There’s Cameron and Gordon’s defeated weariness after dying for the umpteenth time on a water level and their joint euphoria over discovering the warp zone that will let them skip it. And of course there’s Gordon’s monetary loss of consciousness that keeps the scene from falling into cliche while also providing a rational for using a projector to showcase the game for the rest of the episode.

But the best part comes at the end of their endeavour when Cameron finally beats the game, breathlessly hopping over Bowser on the final level, and both her and Gordon, so often antagonists, shout and celebrate in relief. Of course it’s not the end, as the typeface that appears on the next screen explains to them.

“Push button B to select a new world.”

There’s a pause and then Gordon offers to show Cameron his ham radio. The game’s spell has been broken and just like that the goal they had devoted the weekend to shifts into something at once disappointing and incomprehensible once accomplished.

A Quick Look Back At The Super Mario Bros. Episode Of Halt And Catch Fire

From there the shows plot jumps into overdrive.
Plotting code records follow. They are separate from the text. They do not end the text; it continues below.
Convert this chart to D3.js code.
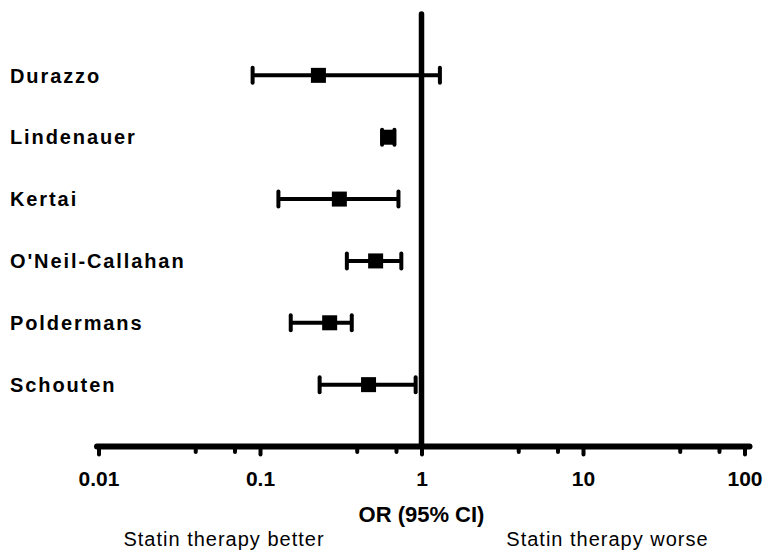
<!DOCTYPE html>
<html>
<head>
<meta charset="utf-8">
<script src="https://cdn.jsdelivr.net/npm/d3@7"></script>
<style>
  html, body { margin: 0; padding: 0; background: #fff; }
  svg { display: block; }
  text { font-family: Arial, "Liberation Sans", Helvetica, sans-serif; fill: #000; }
</style>
</head>
<body>
<svg id="chart" width="763" height="551"></svg>
<script>
// Studies and their odds ratios with 95% confidence intervals
const studies = ["Durazzo", "Lindenauer", "Kertai", "O'Neil-Callahan", "Poldermans", "Schouten"];
const oddsRatio = [0.23, 0.62, 0.31, 0.52, 0.27, 0.47];
const ciLower   = [0.09, 0.57, 0.13, 0.345, 0.155, 0.234];
const ciUpper   = [1.30, 0.68, 0.72, 0.75, 0.37, 0.92];

const majorTicks = [0.01, 0.1, 1, 10, 100];
const majorTickLabels = ["0.01", "0.1", "1", "10", "100"];
const minorTicks = [0.04, 0.07, 0.4, 0.7, 4, 7, 40, 70];

const axisTitle = "OR (95% CI)";
const leftNote = "Statin therapy better";
const rightNote = "Statin therapy worse";

const svg = d3.select("#chart");

const x = d3.scaleLog().domain([0.01, 100]).range([98.5, 744.5]);
const y = d3.scaleLinear().domain([0, studies.length + 1]).range([13.5, 446.5]);
const axisY = y(studies.length + 1);

// Line of no effect (OR = 1)
svg.append("line")
  .attr("x1", x(1)).attr("x2", x(1))
  .attr("y1", 14).attr("y2", axisY)
  .attr("stroke", "#000").attr("stroke-width", 5.5)
  .attr("stroke-linecap", "round");

// Horizontal OR axis
const axisG = svg.append("g").attr("transform", `translate(0,${axisY})`);
axisG.append("line")
  .attr("x1", x(0.01) - 1.5).attr("x2", x(100) + 5)
  .attr("y1", 0).attr("y2", 0)
  .attr("stroke", "#000").attr("stroke-width", 6)
  .attr("stroke-linecap", "round");

const axis = d3.axisBottom(x)
  .tickValues(majorTicks)
  .tickFormat((d, i) => majorTickLabels[i])
  .tickSize(8)
  .tickPadding(17);
const ag = axisG.append("g").call(axis);
ag.select(".domain").remove();
ag.selectAll(".tick line")
  .attr("stroke", "#000").attr("stroke-width", 4)
  .attr("stroke-linecap", "round");
ag.selectAll(".tick text")
  .style("font-family", "Arial, 'Liberation Sans', sans-serif")
  .style("font-size", "21px")
  .style("font-weight", "bold")
  .attr("fill", "#000");

axisG.selectAll(".minor")
  .data(minorTicks)
  .join("line")
  .attr("class", "minor")
  .attr("x1", d => x(d)).attr("x2", d => x(d))
  .attr("y1", 0).attr("y2", 5.5)
  .attr("stroke", "#000").attr("stroke-width", 4)
  .attr("stroke-linecap", "round");

// Study rows
const rows = svg.append("g").selectAll("g.row")
  .data(studies.map((name, i) => ({ name, or: oddsRatio[i], lo: ciLower[i], hi: ciUpper[i], i })))
  .join("g")
  .attr("class", "row")
  .attr("transform", d => `translate(0,${y(d.i + 1)})`);

rows.append("text")
  .attr("x", 10).attr("y", 0).attr("dy", "0.36em")
  .style("font-size", "20px")
  .style("font-weight", "bold")
  .style("letter-spacing", "1.9px")
  .text(d => d.name);

rows.append("line")
  .attr("x1", d => x(d.lo)).attr("x2", d => x(d.hi))
  .attr("y1", 0).attr("y2", 0)
  .attr("stroke", "#000").attr("stroke-width", 4);

rows.selectAll("line.cap")
  .data(d => [d.lo, d.hi])
  .join("line")
  .attr("class", "cap")
  .attr("x1", v => x(v)).attr("x2", v => x(v))
  .attr("y1", -7.5).attr("y2", 7.5)
  .attr("stroke", "#000").attr("stroke-width", 4)
  .attr("stroke-linecap", "round");

rows.append("rect")
  .attr("x", d => x(d.or) - 7.5).attr("y", -7.5)
  .attr("width", 15).attr("height", 15)
  .attr("fill", "#000");

// Axis title and direction notes
svg.append("text")
  .attr("x", x(1)).attr("y", 521.5)
  .attr("text-anchor", "middle")
  .style("font-size", "22px")
  .style("font-weight", "bold")
  .text(axisTitle);

svg.append("text")
  .attr("x", 224).attr("y", 546)
  .attr("text-anchor", "middle")
  .style("font-size", "20px")
  .style("letter-spacing", "1px")
  .attr("fill", "#111")
  .text(leftNote);

svg.append("text")
  .attr("x", 607.5).attr("y", 546)
  .attr("text-anchor", "middle")
  .style("font-size", "20px")
  .style("letter-spacing", "1px")
  .attr("fill", "#111")
  .text(rightNote);
</script>
</body>
</html>
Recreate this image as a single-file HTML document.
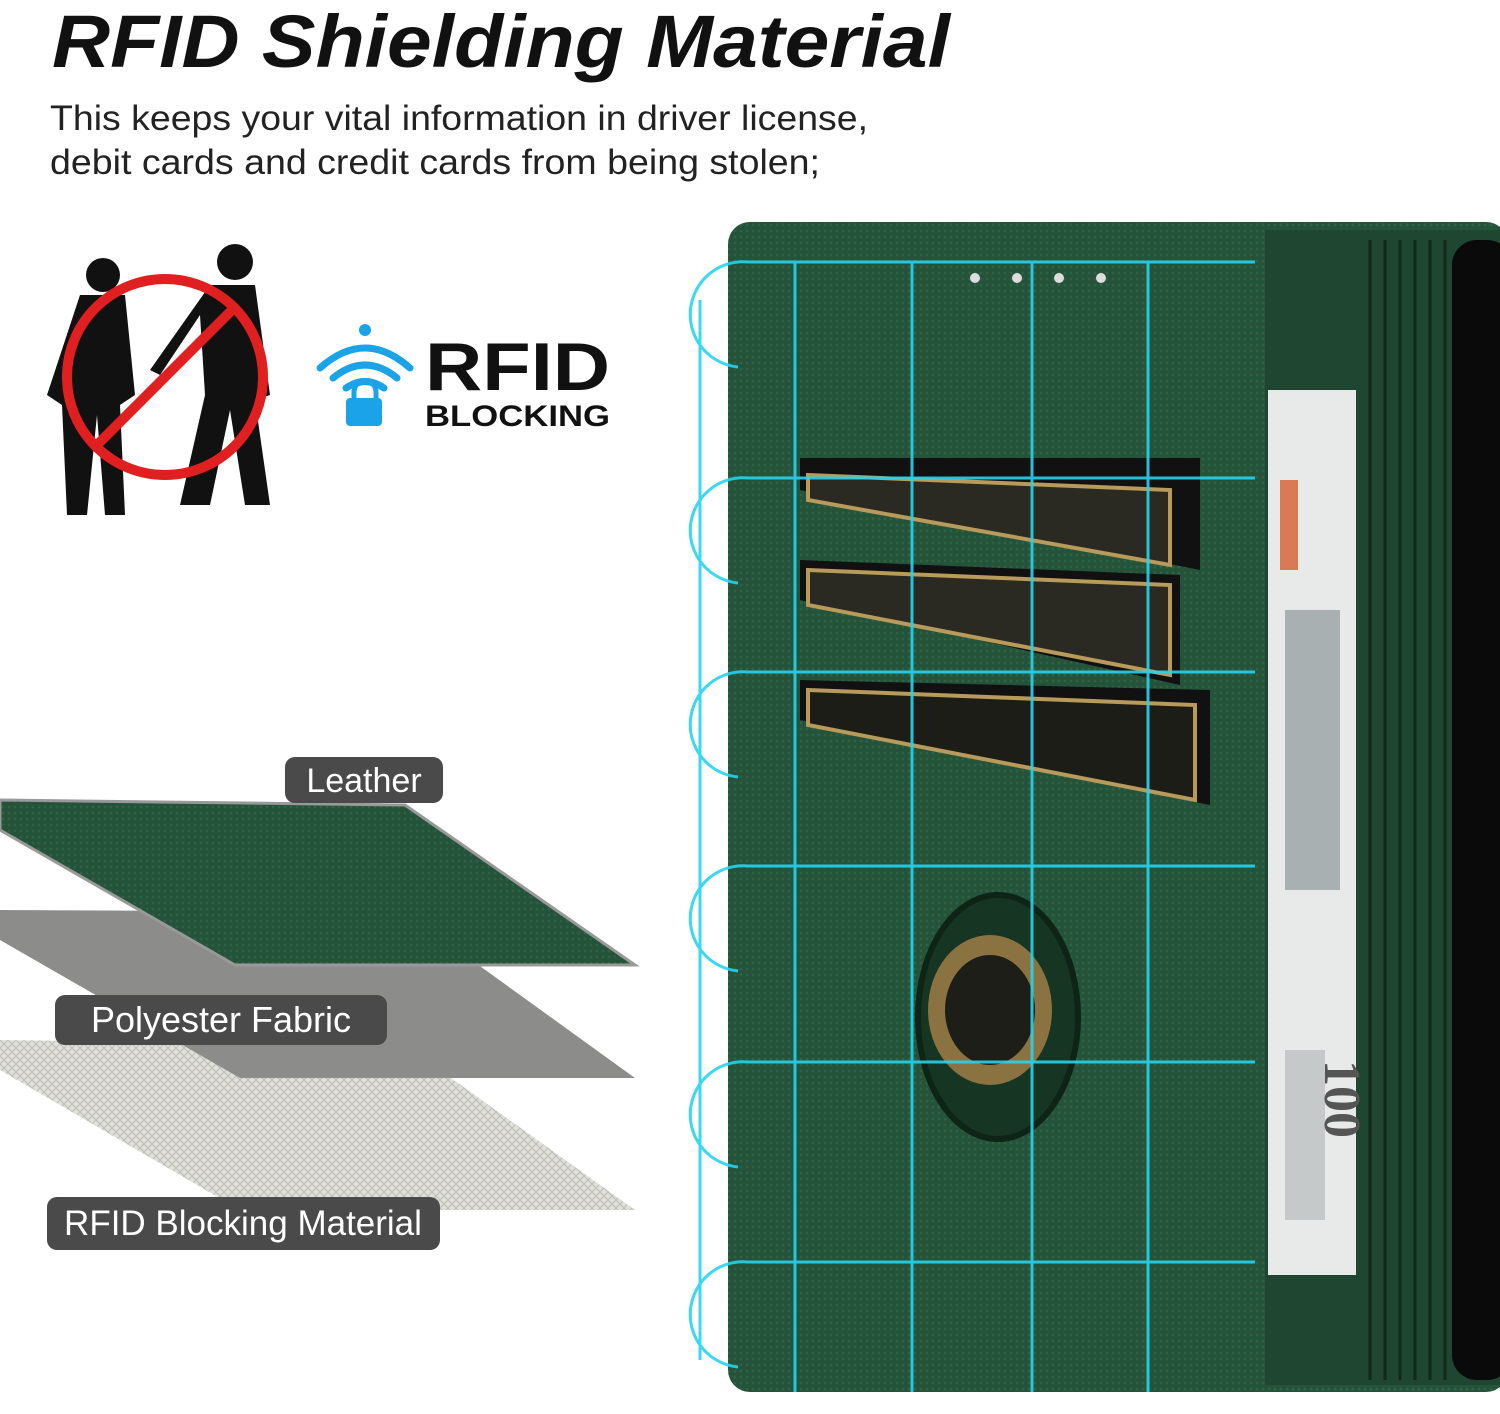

Donna who’s been getting high (“As She Was“)at a friend’s country escape lays out in the grass and confesses to an imagined Cameron who makes amends with her in response.

The real Cameron, however, did not go to make peace with Donna as the episode earlier implies, and instead goes to convince Joe to give Gordon what he’s owed: the truth, Joe’s new computer security company, and the sense that his life’s work wasn’t simply a series of meaningless “push B to select a new project” moments. And to completely blow the episodes quota for groundbreaking plot developments, he actually goes and does it. Because of course he would.

The show’s real denouement comes a scene earlier, however, when Cameron, after putting her own ham radio together, announces to Gordon over the ether that she’s getting married. For a show that’s all about people trying to connect other people through technology, it’s rare that they ever succeed, especially when it comes to themselves.

The build up to this moment, in which viewers finally get to see one of their favourite characters be happy, and one of their other favourite characters genuinely be happy for her, wouldn’t have been possible without the drama surrounding “the next big thing” thinking that fuels the show, but it doesn’t succeed because of it. It succeeds because of the way it takes all of tech’s baggage and reduces it to emotional terms with real, human stakes.

Sometimes you want to shares something incredibly private and wonderful with another person over a bundle of wires or radio waves, and sometimes you just need a reason to spend twenty four hours straight with a friend on a couch.